EAST LANSING, Mich. – During a hearing before a U.S. Senate subcommittee on Capitol Hill, former USA Gymnastics leaders and former Michigan State University President Lou Anna K. Simon testified on the Larry Nassar case.
"Not a day goes by without me wishing that they'd been caught and punished sooner," Simon said.
Many of the survivors of Nassar's abuse attended the hearing, but they didn't get the answers they were expecting because the former president of USA Gymnastics invoked his Fifth Amendment right and Simon offered answers that only said what she didn't know, not what she did know.

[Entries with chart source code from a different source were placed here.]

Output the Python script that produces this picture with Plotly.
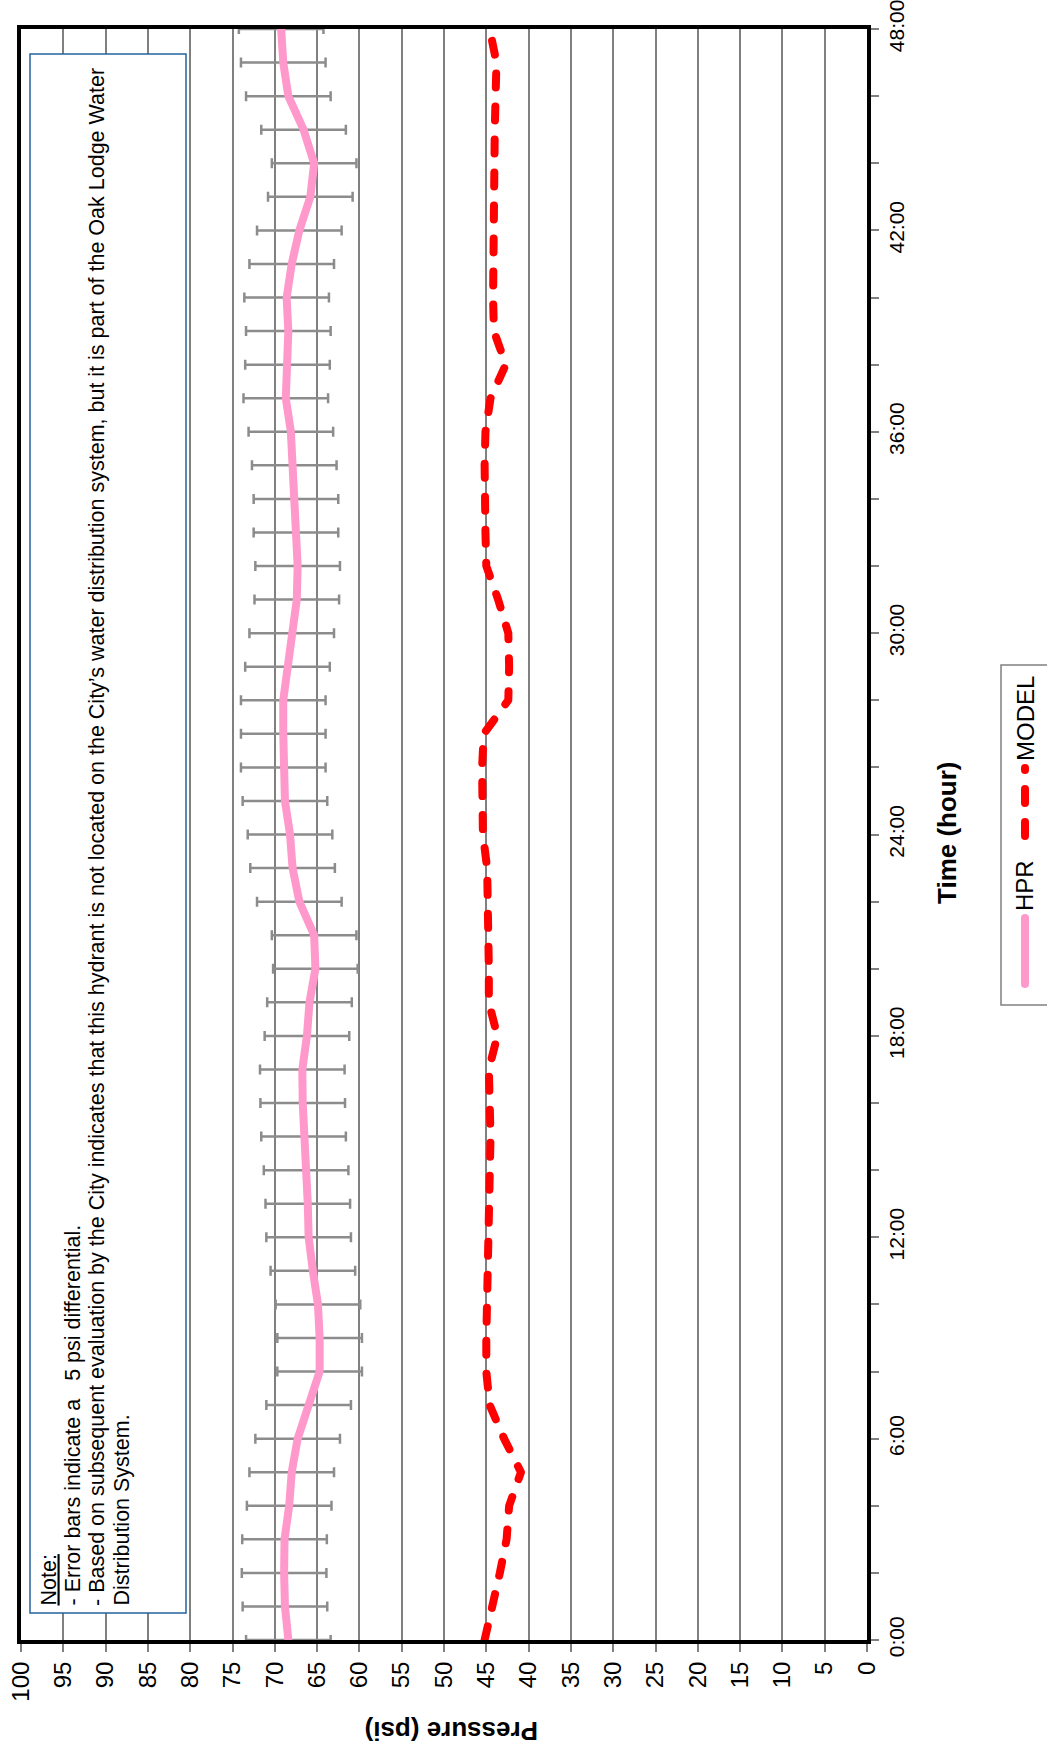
import plotly.graph_objects as go

# ---------------- data ----------------
hours = [0, 1, 2, 3, 4, 5, 6, 7, 8, 9, 10, 11, 12, 13, 14, 15, 16, 17, 18, 19, 20,
         21, 22, 23, 24, 25, 26, 27, 28, 29, 30, 31, 32, 33, 34, 35, 36, 37, 38, 39,
         40, 41, 42, 43, 44, 45, 46, 47, 48]

hpr = [68.4, 68.8, 68.9, 68.85, 68.3, 68.0, 67.3, 66.0, 64.7, 64.7, 64.9,
       65.5, 66.0, 66.1, 66.3, 66.6, 66.7, 66.75, 66.2, 65.9, 65.2,
       65.35, 67.1, 67.9, 68.2, 68.8, 69.0, 69.0, 69.0, 68.5, 68.0,
       67.4, 67.3, 67.5, 67.5, 67.7, 68.1, 68.7, 68.5, 68.4, 68.6,
       68.0, 67.1, 65.8, 65.35, 66.6, 68.4, 69.0, 69.25]

model = [45.2, 44.2, 43.4, 42.6, 42.3, 40.9, 42.9, 44.6, 45.0, 45.0, 44.9,
         44.8, 44.7, 44.6, 44.5, 44.5, 44.6, 44.7, 43.7, 44.7, 44.7,
         44.7, 44.8, 44.9, 45.4, 45.5, 45.5, 45.3, 42.4, 42.3, 42.4,
         43.6, 45.0, 45.1, 45.2, 45.2, 45.1, 44.5, 42.7, 44.1, 44.2,
         44.2, 44.2, 44.2, 44.1, 44.0, 43.9, 43.8, 44.6]

error_psi = 5

pressure_ticks = [0, 5, 10, 15, 20, 25, 30, 35, 40, 45, 50, 55, 60, 65, 70, 75, 80, 85, 90, 95, 100]
time_tickvals = [0, 6, 12, 18, 24, 30, 36, 42, 48]
time_ticktext = ["0:00", "6:00", "12:00", "18:00", "24:00", "30:00", "36:00", "42:00", "48:00"]

note_lines = [
    "<u>Note:</u>",
    "- Error bars indicate a \u00a0\u00a05 psi differential.",
    "- Based on subsequent evaluation by the City indicates that this hydrant is not located on the City\u2019s water distribution system, but it is part of the Oak Lodge Water",
    "Distribution System.",
]

# ---------------- layout geometry (pixels) ----------------
W, H = 1047, 1751
L, R, T, B = 21, 867, 29, 1640
PW, PH = R - L, B - T


def px(x):
    return (x - L) / PW


def py(y):
    return (B - y) / PH


FONT = "Arial, Liberation Sans, sans-serif"
PINK = "#FF99CC"
RED = "#FF0000"
GRAY = "#8C8C8C"
DASH = "14px,19px"

fig = go.Figure()

# error bars (drawn first, beneath line)
fig.add_trace(go.Scatter(
    x=hpr, y=hours, mode="markers",
    marker=dict(size=1, opacity=0),
    error_x=dict(type="constant", value=error_psi, color=GRAY, thickness=2.5, width=5),
    hoverinfo="skip", showlegend=False,
))
fig.add_trace(go.Scatter(
    x=hpr, y=hours, mode="lines", name="HPR",
    line=dict(color=PINK, width=8), showlegend=False,
))
fig.add_trace(go.Scatter(
    x=model, y=hours, mode="lines", name="MODEL",
    line=dict(color=RED, width=8, dash=DASH), showlegend=False,
))

shapes = []
annotations = []

# note box
shapes.append(dict(type="rect", xref="paper", yref="paper",
                   x0=px(30), x1=px(186), y0=py(1613), y1=py(54),
                   line=dict(color="#2563A0", width=1.5), fillcolor="white", layer="above"))
line_x = [48, 72, 97, 121]
for txt, lx in zip(note_lines, line_x):
    annotations.append(dict(
        xref="paper", yref="paper", x=px(lx), y=py(1608), xanchor="center", yanchor="bottom",
        text=txt, textangle=-90, align="left", showarrow=False,
        font=dict(family=FONT, size=21.5, color="black"),
    ))

# axis titles
annotations.append(dict(
    xref="paper", yref="paper", x=px(452), y=py(1731), xanchor="center", yanchor="middle",
    text="<b>Pressure (psi)</b>", textangle=180, showarrow=False,
    font=dict(family=FONT, size=26, color="black"),
))
annotations.append(dict(
    xref="paper", yref="paper", x=px(947), y=py(832), xanchor="center", yanchor="middle",
    text="<b>Time (hour)</b>", textangle=-90, showarrow=False,
    font=dict(family=FONT, size=26, color="black"),
))

# legend (manual, rotated)
shapes.append(dict(type="rect", xref="paper", yref="paper",
                   x0=px(1001), x1=px(1060), y0=py(1005), y1=py(665),
                   line=dict(color="#808080", width=1.5), fillcolor="white", layer="above"))
shapes.append(dict(type="line", xref="paper", yref="paper",
                   x0=px(1025), x1=px(1025), y0=py(984), y1=py(918),
                   line=dict(color=PINK, width=8), layer="above"))
shapes.append(dict(type="line", xref="paper", yref="paper",
                   x0=px(1025), x1=px(1025), y0=py(836), y1=py(768),
                   line=dict(color=RED, width=8, dash=DASH), layer="above"))
annotations.append(dict(
    xref="paper", yref="paper", x=px(1025), y=py(886), xanchor="center", yanchor="middle",
    text="HPR", textangle=-90, showarrow=False,
    font=dict(family=FONT, size=24, color="black"),
))
annotations.append(dict(
    xref="paper", yref="paper", x=px(1025), y=py(719), xanchor="center", yanchor="middle",
    text="MODEL", textangle=-90, showarrow=False,
    font=dict(family=FONT, size=24, color="black"),
))

fig.update_layout(
    width=W, height=H,
    margin=dict(l=L, r=W - R, t=T, b=H - B, autoexpand=False),
    paper_bgcolor="white", plot_bgcolor="white",
    showlegend=False, hovermode=False,
    shapes=shapes, annotations=annotations,
    xaxis=dict(
        range=[100, 0], tickmode="array", tickvals=pressure_ticks,
        ticktext=[str(v) for v in pressure_ticks],
        tickangle=-90, ticks="outside", ticklen=8, tickcolor="#808080", tickwidth=1.5,
        showgrid=True, gridcolor="#808080", gridwidth=1.5, zeroline=False,
        showline=True, mirror=True, linecolor="black", linewidth=4,
        layer="below traces", ticklabeloverflow="allow",
        tickfont=dict(family=FONT, size=24, color="black"),
    ),
    yaxis=dict(
        range=[0, 48], side="right", tickmode="array", tickvals=time_tickvals,
        ticktext=time_ticktext, tickangle=-90, ticks="outside", ticklen=8,
        tickcolor="#808080", tickwidth=1.5,
        minor=dict(ticks="outside", dtick=2, ticklen=8, tickcolor="#808080", tickwidth=1.5, showgrid=False),
        showgrid=False, zeroline=False,
        showline=True, mirror=True, linecolor="black", linewidth=4,
        layer="below traces", ticklabeloverflow="allow",
        tickfont=dict(family=FONT, size=21, color="black"),
    ),
)

post = (
    "document.body.style.margin='0';document.body.style.overflow='hidden';"
    "document.querySelectorAll('path').forEach(function(p){"
    "var w=parseFloat(p.style.strokeWidth||p.getAttribute('stroke-width')||0);"
    "if(w>=7){p.style.strokeLinecap='round';p.style.strokeLinejoin='round';}});"
)

fig.write_html("out.html", config={"displayModeBar": False}, post_script=post)
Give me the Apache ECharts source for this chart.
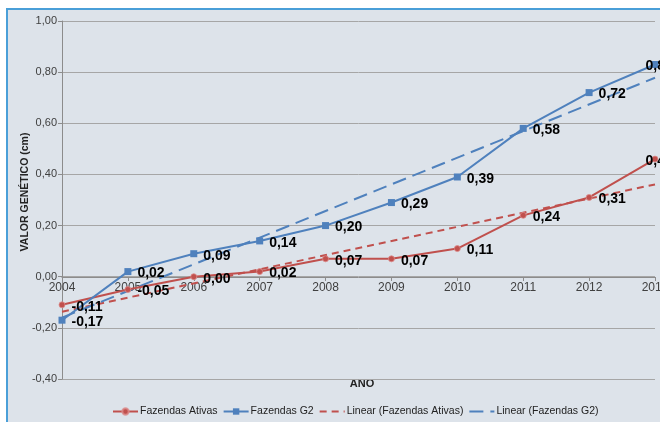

"I am truly horrified that Nassar's crime happened during my tenure," Simon said. "I did not know that he was sexually abusing young women until a former youth gymnast bravely filed her complaint in 2016. Had I known, I would have taken immediate action to prevent him from preying on additional survivors, including terminating his employment and reporting him to police, as was done in 2016. Not a day goes by without me wishing that he had been caught and punished sooner, and not a day goes by without me wondering what we missed or what we could have done to detect his evil."
During the congressional hearing, Steve Penny, the former president of USA Gymnastics, refused to answer any questions. It got to a point where the ranking chairman kicked him out of the hearing.
"My understanding is that you waited 41 days to contact law enforcement, is that correct?" Jerry Moran asked.
"Mr. Chairman, respectfully, I would like to answer your question," Penny said. "However, I have been instructed by my attorney to assert my rights under the Fifth Amendment."
"You have that right, but you also have a responsibility," Sen. Richard Blumenthal said. "You were part of an organization that, in effect, prioritized medals and money over the young women and girls."
"We certainly would have liked to have been able to hear from you today," Moran said. "Mr. Penny, you are excused."
Nothing has yet been said that will help the committee move forward, but the overarching issue is that the subcommittee wanted to hear answers on what went wrong and how they can prevent a similar incident from happening again.
One of the senators asked if coaches or athletic trainers receive bonuses or financial compensation based on the success of the athletes. The answer was yes, so officials are likely to go back and look at whether trainers might have been turning a blind eye so they didn't lose their bonus.